Dona Ivonete ist eine Anführerin der „Quebradeiras do Coco Babaçu“, Frauengemeinschaften im brasilianischen Amazonasgebiet, die von der Babaçu-Palme leben. Die Nüsse dienen zur Ernährung, aus ihrem Fruchtfleisch wird Kokosmilch gepresst. Das Fett der Nüsse wird auch für Seifen verwendet. Die Holzkohle aus ihren Nussschalen ist ein Brennstoff, aus den Stämmen der Bäume werden Häuser gebaut. Die Frauen verkaufen das Öl. Auch nach Europa, wo man es in Cremes, Shampoos und Badezusätzen bei DM, Rossmann oder The Body Shop findet. Der Kilopreis hat sich in den vergangenen Jahren von zwei Cent auf heute 2,5 Reais – 80 Eurocent – mehr als verhundertfacht.
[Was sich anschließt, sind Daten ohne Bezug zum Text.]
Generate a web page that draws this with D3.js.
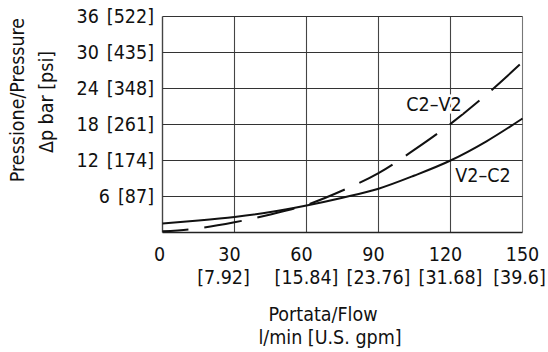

Und Leute wie Dona Ivonete sorgen dafür, dass ein guter Teil des Geldes bei den Frauen bleibt.

Die Lebensweise der Quebradeiras, der „Knackerinnen“, ist in Brasilien geschützt. Allein 116 Nationalparks gibt es in Amazonien. Doch das Land, wo die Babaçu-Palme wächst, am Übergang zwischen Regenwald und Savanne, ist auch perfektes Weideland. Seit Jahrzehnten steht hier nachhaltige Landnutzung gegen Abholzung für Rinderzucht. Landlose gegen Landwirte. Ein Konflikt, der nun entschieden werden könnte: zugunsten der Agrarlobby.

An dem Abend im Oktober 2018, als der rechtsextreme Jair Bolsonaro zum neuen Präsidenten Brasiliens gewählt wurde, marschierten Hunderte Bauern mit Kettensägen durch das Reservat. Bolsonaro hat versprochen, Schutzflächen zu „prüfen“, nannte sie „unproduktives Land“. Er will ihren Status aufheben, wo sie, in seinen Augen, den Fortschritt behindern. Dona Ivonetes Heimat wurde per Dekret eingerichtet und ist ebenso auflösbar, mit nur einer Unterschrift – der des Präsidenten. Ivonetes Reservat liegt im Norden des brasilianischen Bundesstaates Tocantins, einer der ärmsten Regionen des Landes. Allein die Rinderzucht floriert. Zwischen Tausenden Rindern stehen einzelne Babaçu-Palmen, bis zu dreißig Meter hoch, mit Fruchtständen von bis zu 600 Nüssen. Die Palme ist das Wahrzeichen der Region, vom Gesetz geschützt. Wer eine fällt, muss 10.000 Reais – 2200 Euro – Bußgeld ­zahlen.